> _Task to complete_:
Please retype the records below exactly, leaving out any pictures.

START Working data

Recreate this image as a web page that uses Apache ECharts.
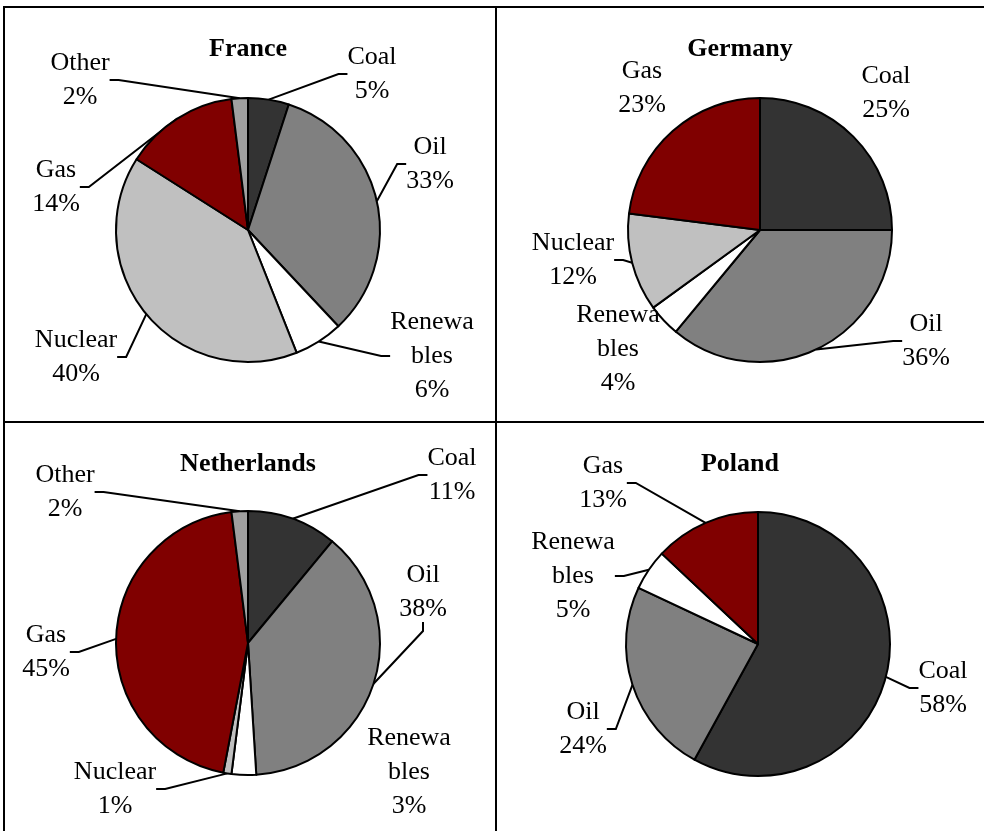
<!DOCTYPE html>
<html>
<head>
<meta charset="utf-8">
<script src="https://cdn.jsdelivr.net/npm/echarts@6/dist/echarts.min.js"></script>
<style>
  html, body { margin: 0; padding: 0; background: #fff; }
  #chart { width: 984px; height: 831px; }
</style>
</head>
<body>
<div id="chart"></div>
<script>
// data (percent shares of primary energy)
const countries = ['France', 'Germany', 'Netherlands', 'Poland'];
const franceNames = ['Coal', 'Oil', 'Renewables', 'Nuclear', 'Gas', 'Other'];
const franceValues = [5, 33, 6, 40, 14, 2];
const germanyNames = ['Coal', 'Oil', 'Renewables', 'Nuclear', 'Gas'];
const germanyValues = [25, 36, 4, 12, 23];
const netherlandsNames = ['Coal', 'Oil', 'Renewables', 'Nuclear', 'Gas', 'Other'];
const netherlandsValues = [11, 38, 3, 1, 45, 2];
const polandNames = ['Coal', 'Oil', 'Renewables', 'Gas'];
const polandValues = [58, 24, 5, 13];

// styles
const fuelColor = {
  Coal: '#333333', Oil: '#808080', Renewables: '#ffffff',
  Nuclear: '#c0c0c0', Gas: '#800000', Other: '#a0a0a0'
};
const FONT = '"Liberation Serif", "Times New Roman", serif';

// layout of the four panels
const panels = [
  { center: [248, 230], title: [248, 36] },
  { center: [760, 230], title: [740, 36] },
  { center: [248, 643], title: [248, 451] },
  { center: [758, 644], title: [740, 451] }
];
// label centres (Excel placed them by hand)
const labelSpots = [
  { Coal: [372, 74], Oil: [430, 164], Renewables: [432, 356], Nuclear: [76, 357], Gas: [56, 187], Other: [80, 80] },
  { Coal: [886, 93], Oil: [926, 341], Renewables: [618, 349], Nuclear: [573, 260], Gas: [642, 88] },
  { Coal: [452, 475], Oil: [423, 592], Renewables: [409, 772], Nuclear: [115, 789], Gas: [46, 652], Other: [65, 492] },
  { Coal: [943, 688], Oil: [583, 729], Renewables: [573, 576], Gas: [603, 483] }
];
// leader lines Excel left out
const noLine = [[], ['Coal', 'Gas', 'Renewables'], ['Renewables'], []];

const chart = echarts.init(document.getElementById('chart'));

function makeSeries(idx, names, values) {
  const spots = labelSpots[idx];
  return {
    type: 'pie',
    center: panels[idx].center,
    radius: 132,
    startAngle: 90,
    clockwise: true,
    avoidLabelOverlap: false,
    animation: false,
    silent: true,
    data: names.map((n, i) => ({
      name: n,
      value: values[i],
      itemStyle: { color: fuelColor[n] },
      labelLine: { show: noLine[idx].indexOf(n) < 0 }
    })),
    itemStyle: { borderColor: '#000', borderWidth: 2 },
    label: {
      show: true,
      position: 'outside',
      overflow: 'none',
      padding: [0, 5],
      formatter: p => {
        const nm = p.name === 'Renewables' ? ['Renewa', 'bles'] : [p.name];
        return nm.concat([p.value + '%']).map(s => '{t|' + s + '}').join('\n');
      },
      rich: {
        t: { align: 'center', fontFamily: FONT, fontSize: 26, lineHeight: 34, color: '#000' }
      }
    },
    labelLine: {
      length: 10,
      length2: 9,
      smooth: false,
      lineStyle: { color: '#000', width: 2 }
    },
    labelLayout: p => {
      const s = spots[names[p.dataIndex]];
      return { x: s[0], y: s[1], align: 'center', verticalAlign: 'middle' };
    }
  };
}

const option = {
  backgroundColor: '#fff',
  animation: false,
  title: countries.map((c, i) => ({
    text: c,
    left: panels[i].title[0],
    top: panels[i].title[1],
    textAlign: 'center',
    padding: 0,
    textStyle: { fontFamily: FONT, fontSize: 26, fontWeight: 'bold', color: '#000' }
  })),
  graphic: [
    { type: 'line', shape: { x1: 3, y1: 7, x2: 984, y2: 7 }, style: { stroke: '#000', lineWidth: 2 } },
    { type: 'line', shape: { x1: 4, y1: 6, x2: 4, y2: 831 }, style: { stroke: '#000', lineWidth: 2 } },
    { type: 'line', shape: { x1: 496, y1: 6, x2: 496, y2: 831 }, style: { stroke: '#000', lineWidth: 2 } },
    { type: 'line', shape: { x1: 3, y1: 422, x2: 984, y2: 422 }, style: { stroke: '#000', lineWidth: 2 } }
  ],
  series: [
    makeSeries(0, franceNames, franceValues),
    makeSeries(1, germanyNames, germanyValues),
    makeSeries(2, netherlandsNames, netherlandsValues),
    makeSeries(3, polandNames, polandValues)
  ]
};

chart.setOption(option);
</script>
</body>
</html>
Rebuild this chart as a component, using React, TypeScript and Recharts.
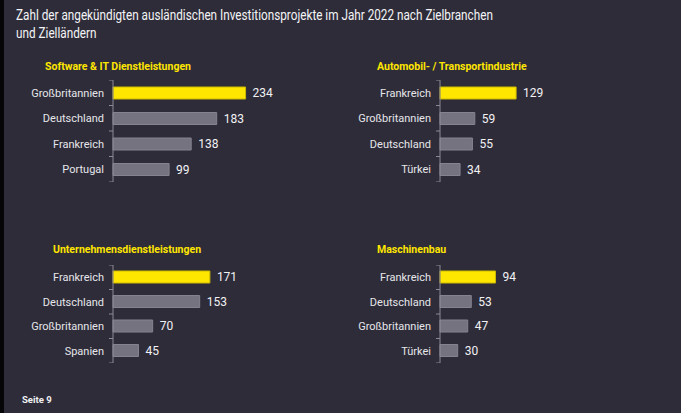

END Working data

> _Written reply_:
Recreate this image as a web page that uses Apache ECharts.
<!DOCTYPE html>
<html>
<head>
<meta charset="utf-8">
<script src="https://cdn.jsdelivr.net/npm/echarts@6/dist/echarts.min.js"></script>
<style>
  html, body { margin: 0; padding: 0; background: #fff; }
  #chart { width: 984px; height: 831px; }
</style>
</head>
<body>
<div id="chart"></div>
<script>
// data (percent shares of primary energy)
const countries = ['France', 'Germany', 'Netherlands', 'Poland'];
const franceNames = ['Coal', 'Oil', 'Renewables', 'Nuclear', 'Gas', 'Other'];
const franceValues = [5, 33, 6, 40, 14, 2];
const germanyNames = ['Coal', 'Oil', 'Renewables', 'Nuclear', 'Gas'];
const germanyValues = [25, 36, 4, 12, 23];
const netherlandsNames = ['Coal', 'Oil', 'Renewables', 'Nuclear', 'Gas', 'Other'];
const netherlandsValues = [11, 38, 3, 1, 45, 2];
const polandNames = ['Coal', 'Oil', 'Renewables', 'Gas'];
const polandValues = [58, 24, 5, 13];

// styles
const fuelColor = {
  Coal: '#333333', Oil: '#808080', Renewables: '#ffffff',
  Nuclear: '#c0c0c0', Gas: '#800000', Other: '#a0a0a0'
};
const FONT = '"Liberation Serif", "Times New Roman", serif';

// layout of the four panels
const panels = [
  { center: [248, 230], title: [248, 36] },
  { center: [760, 230], title: [740, 36] },
  { center: [248, 643], title: [248, 451] },
  { center: [758, 644], title: [740, 451] }
];
// label centres (Excel placed them by hand)
const labelSpots = [
  { Coal: [372, 74], Oil: [430, 164], Renewables: [432, 356], Nuclear: [76, 357], Gas: [56, 187], Other: [80, 80] },
  { Coal: [886, 93], Oil: [926, 341], Renewables: [618, 349], Nuclear: [573, 260], Gas: [642, 88] },
  { Coal: [452, 475], Oil: [423, 592], Renewables: [409, 772], Nuclear: [115, 789], Gas: [46, 652], Other: [65, 492] },
  { Coal: [943, 688], Oil: [583, 729], Renewables: [573, 576], Gas: [603, 483] }
];
// leader lines Excel left out
const noLine = [[], ['Coal', 'Gas', 'Renewables'], ['Renewables'], []];

const chart = echarts.init(document.getElementById('chart'));

function makeSeries(idx, names, values) {
  const spots = labelSpots[idx];
  return {
    type: 'pie',
    center: panels[idx].center,
    radius: 132,
    startAngle: 90,
    clockwise: true,
    avoidLabelOverlap: false,
    animation: false,
    silent: true,
    data: names.map((n, i) => ({
      name: n,
      value: values[i],
      itemStyle: { color: fuelColor[n] },
      labelLine: { show: noLine[idx].indexOf(n) < 0 }
    })),
    itemStyle: { borderColor: '#000', borderWidth: 2 },
    label: {
      show: true,
      position: 'outside',
      overflow: 'none',
      padding: [0, 5],
      formatter: p => {
        const nm = p.name === 'Renewables' ? ['Renewa', 'bles'] : [p.name];
        return nm.concat([p.value + '%']).map(s => '{t|' + s + '}').join('\n');
      },
      rich: {
        t: { align: 'center', fontFamily: FONT, fontSize: 26, lineHeight: 34, color: '#000' }
      }
    },
    labelLine: {
      length: 10,
      length2: 9,
      smooth: false,
      lineStyle: { color: '#000', width: 2 }
    },
    labelLayout: p => {
      const s = spots[names[p.dataIndex]];
      return { x: s[0], y: s[1], align: 'center', verticalAlign: 'middle' };
    }
  };
}

const option = {
  backgroundColor: '#fff',
  animation: false,
  title: countries.map((c, i) => ({
    text: c,
    left: panels[i].title[0],
    top: panels[i].title[1],
    textAlign: 'center',
    padding: 0,
    textStyle: { fontFamily: FONT, fontSize: 26, fontWeight: 'bold', color: '#000' }
  })),
  graphic: [
    { type: 'line', shape: { x1: 3, y1: 7, x2: 984, y2: 7 }, style: { stroke: '#000', lineWidth: 2 } },
    { type: 'line', shape: { x1: 4, y1: 6, x2: 4, y2: 831 }, style: { stroke: '#000', lineWidth: 2 } },
    { type: 'line', shape: { x1: 496, y1: 6, x2: 496, y2: 831 }, style: { stroke: '#000', lineWidth: 2 } },
    { type: 'line', shape: { x1: 3, y1: 422, x2: 984, y2: 422 }, style: { stroke: '#000', lineWidth: 2 } }
  ],
  series: [
    makeSeries(0, franceNames, franceValues),
    makeSeries(1, germanyNames, germanyValues),
    makeSeries(2, netherlandsNames, netherlandsValues),
    makeSeries(3, polandNames, polandValues)
  ]
};

chart.setOption(option);
</script>
</body>
</html>
Rebuild this chart as a component, using React, TypeScript and Recharts.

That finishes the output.